SOURCE EXCERPT:
——————

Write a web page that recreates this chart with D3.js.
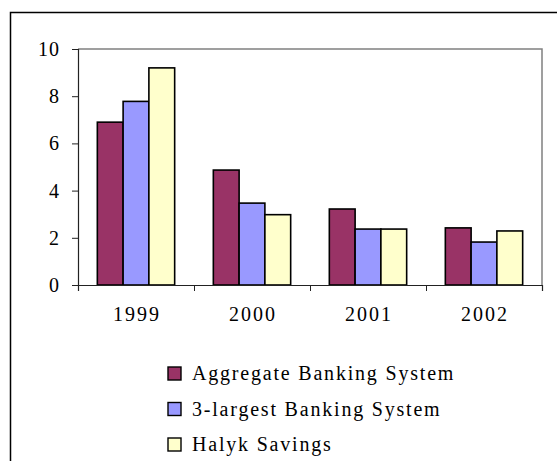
<!DOCTYPE html>
<html>
<head>
<meta charset="utf-8">
<script src="https://cdn.jsdelivr.net/npm/d3@7"></script>
</head>
<body style="margin:0; background:#fff">
<div id="chart"></div>
<script>
const years = ["1999", "2000", "2001", "2002"];
const seriesNames = ["Aggregate Banking System", "3-largest Banking System", "Halyk Savings"];
const aggregate = [6.9, 4.87, 3.22, 2.42];
const largest3 = [7.78, 3.47, 2.37, 1.82];
const halyk = [9.2, 2.98, 2.37, 2.29];
const colors = ["#993366", "#9999ff", "#ffffcc"];
const yTicks = [0, 2, 4, 6, 8, 10];

const allSeries = [aggregate, largest3, halyk];
const serif = "Liberation Serif";

const width = 557, height = 461;
const plot = { left: 78, right: 542, top: 49, bottom: 285 };

const svg = d3.select("#chart")
    .append("svg")
    .attr("width", width)
    .attr("height", height)
    .attr("font-family", serif);

// outer chart border
svg.append("rect")
    .attr("x", 10.5)
    .attr("y", 12.5)
    .attr("width", 560)
    .attr("height", 470)
    .attr("fill", "none")
    .attr("stroke", "#000")
    .attr("stroke-width", 1.5);

const x0 = d3.scaleBand()
    .domain(years)
    .range([plot.left, plot.right]);

const bw = x0.bandwidth();
const x1 = d3.scaleBand()
    .domain(d3.range(3))
    .range([bw * 0.75 / 4.5, bw - bw * 0.75 / 4.5]);

const y = d3.scaleLinear()
    .domain([0, 10])
    .range([plot.bottom, plot.top]);

// plot frame (top and right, gray)
svg.append("path")
    .attr("d", `M${plot.left},${plot.top}H${plot.right}V${plot.bottom}`)
    .attr("fill", "none")
    .attr("stroke", "#808080")
    .attr("stroke-width", 1.5);

// bars
const groups = svg.selectAll(".year")
    .data(years)
    .enter()
    .append("g")
    .attr("transform", d => `translate(${x0(d)},0)`);

groups.selectAll("rect")
    .data((d, i) => allSeries.map((s, k) => ({ k: k, v: s[i] })))
    .enter()
    .append("rect")
    .attr("x", d => x1(d.k))
    .attr("y", d => y(d.v))
    .attr("width", x1.bandwidth())
    .attr("height", d => y(0) - y(d.v))
    .attr("fill", d => colors[d.k])
    .attr("stroke", "#000")
    .attr("stroke-width", 1.6);

// y axis
const yAxis = svg.append("g")
    .attr("transform", `translate(${plot.left},0)`)
    .call(d3.axisLeft(y).tickValues(yTicks).tickSize(6).tickPadding(12).tickFormat(d3.format("d")))
    .attr("font-family", serif)
    .attr("font-size", 20);
yAxis.select(".domain").attr("stroke", "#222").attr("stroke-width", 1.2);
yAxis.selectAll(".tick line").attr("stroke", "#222");
yAxis.selectAll("text")
    .attr("font-family", serif)
    .attr("letter-spacing", 1)
    .attr("fill", "#000");

// x axis with ticks at band boundaries
const xAxisScale = d3.scaleLinear().domain([0, 4]).range([plot.left, plot.right]);
const xAxis = svg.append("g")
    .attr("transform", `translate(0,${plot.bottom})`)
    .call(d3.axisBottom(xAxisScale).tickValues([0, 1, 2, 3, 4]).tickSize(6).tickFormat(""));
xAxis.select(".domain").attr("stroke", "#222").attr("stroke-width", 1.2);
xAxis.selectAll(".tick line").attr("stroke", "#222");

svg.selectAll(".xlabel")
    .data(years)
    .enter()
    .append("text")
    .attr("x", d => x0(d) + bw / 2 + 1)
    .attr("y", 321)
    .attr("text-anchor", "middle")
    .attr("font-family", serif)
    .attr("font-size", 20)
    .attr("letter-spacing", 2)
    .text(d => d);

// legend
const legend = svg.selectAll(".legend")
    .data(seriesNames)
    .enter()
    .append("g")
    .attr("transform", (d, i) => `translate(168,${373 + i * 35.5})`);

legend.append("rect")
    .attr("x", 0)
    .attr("y", -6)
    .attr("width", 13)
    .attr("height", 13)
    .attr("fill", (d, i) => colors[i])
    .attr("stroke", "#000")
    .attr("stroke-width", 1.4);

legend.append("text")
    .attr("x", 24)
    .attr("y", 7)
    .attr("font-family", serif)
    .attr("font-size", 20)
    .attr("letter-spacing", 1.8)
    .text(d => d);
</script>
</body>
</html>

——————

Transcribe all the data word for word; the images stay out.

Write a web page that recreates this chart with D3.js.
<!DOCTYPE html>
<html>
<head>
<meta charset="utf-8">
<script src="https://cdn.jsdelivr.net/npm/d3@7"></script>
</head>
<body style="margin:0; background:#fff">
<div id="chart"></div>
<script>
const years = ["1999", "2000", "2001", "2002"];
const seriesNames = ["Aggregate Banking System", "3-largest Banking System", "Halyk Savings"];
const aggregate = [6.9, 4.87, 3.22, 2.42];
const largest3 = [7.78, 3.47, 2.37, 1.82];
const halyk = [9.2, 2.98, 2.37, 2.29];
const colors = ["#993366", "#9999ff", "#ffffcc"];
const yTicks = [0, 2, 4, 6, 8, 10];

const allSeries = [aggregate, largest3, halyk];
const serif = "Liberation Serif";

const width = 557, height = 461;
const plot = { left: 78, right: 542, top: 49, bottom: 285 };

const svg = d3.select("#chart")
    .append("svg")
    .attr("width", width)
    .attr("height", height)
    .attr("font-family", serif);

// outer chart border
svg.append("rect")
    .attr("x", 10.5)
    .attr("y", 12.5)
    .attr("width", 560)
    .attr("height", 470)
    .attr("fill", "none")
    .attr("stroke", "#000")
    .attr("stroke-width", 1.5);

const x0 = d3.scaleBand()
    .domain(years)
    .range([plot.left, plot.right]);

const bw = x0.bandwidth();
const x1 = d3.scaleBand()
    .domain(d3.range(3))
    .range([bw * 0.75 / 4.5, bw - bw * 0.75 / 4.5]);

const y = d3.scaleLinear()
    .domain([0, 10])
    .range([plot.bottom, plot.top]);

// plot frame (top and right, gray)
svg.append("path")
    .attr("d", `M${plot.left},${plot.top}H${plot.right}V${plot.bottom}`)
    .attr("fill", "none")
    .attr("stroke", "#808080")
    .attr("stroke-width", 1.5);

// bars
const groups = svg.selectAll(".year")
    .data(years)
    .enter()
    .append("g")
    .attr("transform", d => `translate(${x0(d)},0)`);

groups.selectAll("rect")
    .data((d, i) => allSeries.map((s, k) => ({ k: k, v: s[i] })))
    .enter()
    .append("rect")
    .attr("x", d => x1(d.k))
    .attr("y", d => y(d.v))
    .attr("width", x1.bandwidth())
    .attr("height", d => y(0) - y(d.v))
    .attr("fill", d => colors[d.k])
    .attr("stroke", "#000")
    .attr("stroke-width", 1.6);

// y axis
const yAxis = svg.append("g")
    .attr("transform", `translate(${plot.left},0)`)
    .call(d3.axisLeft(y).tickValues(yTicks).tickSize(6).tickPadding(12).tickFormat(d3.format("d")))
    .attr("font-family", serif)
    .attr("font-size", 20);
yAxis.select(".domain").attr("stroke", "#222").attr("stroke-width", 1.2);
yAxis.selectAll(".tick line").attr("stroke", "#222");
yAxis.selectAll("text")
    .attr("font-family", serif)
    .attr("letter-spacing", 1)
    .attr("fill", "#000");

// x axis with ticks at band boundaries
const xAxisScale = d3.scaleLinear().domain([0, 4]).range([plot.left, plot.right]);
const xAxis = svg.append("g")
    .attr("transform", `translate(0,${plot.bottom})`)
    .call(d3.axisBottom(xAxisScale).tickValues([0, 1, 2, 3, 4]).tickSize(6).tickFormat(""));
xAxis.select(".domain").attr("stroke", "#222").attr("stroke-width", 1.2);
xAxis.selectAll(".tick line").attr("stroke", "#222");

svg.selectAll(".xlabel")
    .data(years)
    .enter()
    .append("text")
    .attr("x", d => x0(d) + bw / 2 + 1)
    .attr("y", 321)
    .attr("text-anchor", "middle")
    .attr("font-family", serif)
    .attr("font-size", 20)
    .attr("letter-spacing", 2)
    .text(d => d);

// legend
const legend = svg.selectAll(".legend")
    .data(seriesNames)
    .enter()
    .append("g")
    .attr("transform", (d, i) => `translate(168,${373 + i * 35.5})`);

legend.append("rect")
    .attr("x", 0)
    .attr("y", -6)
    .attr("width", 13)
    .attr("height", 13)
    .attr("fill", (d, i) => colors[i])
    .attr("stroke", "#000")
    .attr("stroke-width", 1.4);

legend.append("text")
    .attr("x", 24)
    .attr("y", 7)
    .attr("font-family", serif)
    .attr("font-size", 20)
    .attr("letter-spacing", 1.8)
    .text(d => d);
</script>
</body>
</html>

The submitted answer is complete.